O PT defende o voto em lista fechada, em que o partido organiza uma lista de candidatos e os eleitores votam na legenda. O governo mostrou força na primeira votação importante do governo Dilma, do salário mínimo. Qual a estratégia da oposição para evitar mais uma derrota? Pela minha experiência, a gente corre um risco muito grande de conversar, conversar, debater, debater e ficar tudo do jeito que está. A minha sensação é que a lista fechada terá muita dificuldade para ser aprovada, pois uma mudança desse tamanho tem de ter o apoio de uma maioria. Sem o PMDB, o PT não conseguirá aprovar a lista fechada. Na minha opinião, esse modelo tira do eleitor o direito de escolher o seu representante.
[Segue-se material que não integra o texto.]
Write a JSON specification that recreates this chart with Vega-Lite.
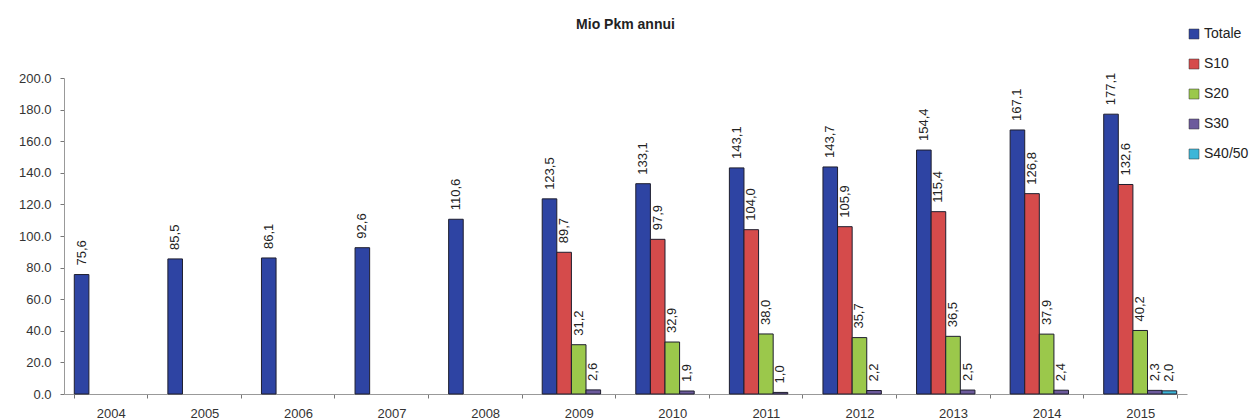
{
  "$schema": "https://vega.github.io/schema/vega-lite/v6.json",
  "autosize": "none",
  "width": 1123,
  "height": 316,
  "padding": {"left": 64, "top": 78, "right": 73, "bottom": 26},
  "background": "white",
  "title": {"text": "Mio Pkm annui", "fontSize": 14, "fontWeight": "bold", "font": "Liberation Sans", "anchor": "middle", "baseline": "bottom", "offset": -19, "color": "#222"},
  "config": {
    "locale": {"number": {"decimal": ",", "thousands": ".", "grouping": [3], "currency": ["", " €"]}},
    "view": {"stroke": null},
    "font": "Liberation Sans"
  },
  "data": {
    "values": [
      {"year": "2004", "series": "Totale", "value": 75.6},
      {"year": "2005", "series": "Totale", "value": 85.5},
      {"year": "2006", "series": "Totale", "value": 86.1},
      {"year": "2007", "series": "Totale", "value": 92.6},
      {"year": "2008", "series": "Totale", "value": 110.6},
      {"year": "2009", "series": "Totale", "value": 123.5},
      {"year": "2009", "series": "S10", "value": 89.7},
      {"year": "2009", "series": "S20", "value": 31.2},
      {"year": "2009", "series": "S30", "value": 2.6},
      {"year": "2010", "series": "Totale", "value": 133.1},
      {"year": "2010", "series": "S10", "value": 97.9},
      {"year": "2010", "series": "S20", "value": 32.9},
      {"year": "2010", "series": "S30", "value": 1.9},
      {"year": "2011", "series": "Totale", "value": 143.1},
      {"year": "2011", "series": "S10", "value": 104.0},
      {"year": "2011", "series": "S20", "value": 38.0},
      {"year": "2011", "series": "S30", "value": 1.0},
      {"year": "2012", "series": "Totale", "value": 143.7},
      {"year": "2012", "series": "S10", "value": 105.9},
      {"year": "2012", "series": "S20", "value": 35.7},
      {"year": "2012", "series": "S30", "value": 2.2},
      {"year": "2013", "series": "Totale", "value": 154.4},
      {"year": "2013", "series": "S10", "value": 115.4},
      {"year": "2013", "series": "S20", "value": 36.5},
      {"year": "2013", "series": "S30", "value": 2.5},
      {"year": "2014", "series": "Totale", "value": 167.1},
      {"year": "2014", "series": "S10", "value": 126.8},
      {"year": "2014", "series": "S20", "value": 37.9},
      {"year": "2014", "series": "S30", "value": 2.4},
      {"year": "2015", "series": "Totale", "value": 177.1},
      {"year": "2015", "series": "S10", "value": 132.6},
      {"year": "2015", "series": "S20", "value": 40.2},
      {"year": "2015", "series": "S30", "value": 2.3},
      {"year": "2015", "series": "S40/50", "value": 2.0}
    ]
  },
  "encoding": {
    "x": {
      "field": "year", "type": "nominal", "title": null,
      "scale": {"paddingInner": 0.22, "paddingOuter": 0.11},
      "axis": {"labelAngle": 0, "labelFontSize": 13, "labelColor": "#333", "domainColor": "#999", "tickColor": "#777", "tickBand": "extent", "tickSize": 4, "labelPadding": 9}
    },
    "xOffset": {"field": "series", "type": "nominal", "scale": {"domain": ["Totale", "S10", "S20", "S30", "S40/50"], "paddingInner": 0, "paddingOuter": 0}},
    "y": {
      "field": "value", "type": "quantitative", "title": null,
      "scale": {"domain": [0, 200], "nice": false},
      "axis": {"values": [0, 20, 40, 60, 80, 100, 120, 140, 160, 180, 200], "format": ".1f", "labelExpr": "replace(datum.label, ',', '.')", "grid": false, "labelFontSize": 13, "labelColor": "#333", "domainColor": "#999", "tickColor": "#777", "tickSize": 4, "labelPadding": 9}
    }
  },
  "layer": [
    {
      "mark": {"type": "bar", "stroke": "#1e1e2e", "strokeWidth": 1},
      "encoding": {
        "color": {
          "field": "series", "type": "nominal",
          "scale": {"domain": ["Totale", "S10", "S20", "S30", "S40/50"], "range": ["#2e44a3", "#d54b4b", "#9bc84b", "#6c5a9c", "#3db6d8"]},
          "legend": {"title": null, "orient": "none", "legendX": 1123, "legendY": -51, "symbolType": "square", "symbolSize": 100, "symbolStrokeColor": "#333", "symbolStrokeWidth": 0.5, "labelFontSize": 14, "labelColor": "#222", "rowPadding": 16, "labelOffset": 3}
        }
      }
    },
    {
      "mark": {"type": "text", "angle": 270, "align": "left", "baseline": "middle", "dx": 9, "fontSize": 13, "color": "#222"},
      "encoding": {
        "text": {"field": "value", "type": "quantitative", "format": ".1f"}
      }
    }
  ]
}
Você vota na legenda e o partido define a ordem de preferência dos candidatos. A relação entre representante e representado fica mais distante ainda. O deputado não vai precisar pajear o eleitor, mas a direção do partido, para estar numa boa posição na lista.
E o PSDB está unido na defesa do voto distrital? Sim. O voto distrital está no programa partidário do PSDB. A maioria da bancada defende o distrital misto. Eu sou uma voz isolada a favor do distrital puro, mas topo o misto. Nele, metade do parlamento é eleito por distrito e outra metade, em lista, escolhido pelo partido.
O senhor falou sobre a necessidade de pressão popular para que o modelo seja votado e aprovada no Congresso. O PSDB vai fazer campanha pelo voto distrital? O PSDB está engajado nisso, o ex-presidente Fernando Henrique Cardoso está criando uma plataforma na internet para debater grandes temas e um dos temas será o voto distrital. Tem muita gente trabalhando nisso. Na semana passada o pessoal do PSDB de Santos me convidou para uma palestra sobre assunto. É um movimento que vai crescer.
O PMDB tem defendido a criação do distritão. O modelo acaba com o quociente eleitoral e elege os mais votados em cada estado. Qual a opinião do senhor sobre esse modelo? É uma aberração. Eu acho vexatório que alguém proponha uma coisa deste tipo, sem nenhuma base teórica. O distritão nada mais é do que enfraquecer ainda mais os partidos, colocar todo o peso do mandato para o deputado, sem nenhum controle público. É uma forma de enganar os eleitores. É mais uma prova da falta de foco na política brasileira. O foco de qualquer mudança no critérios das eleições é melhorar a relação entre representante e representado. O distritão faz o contrário.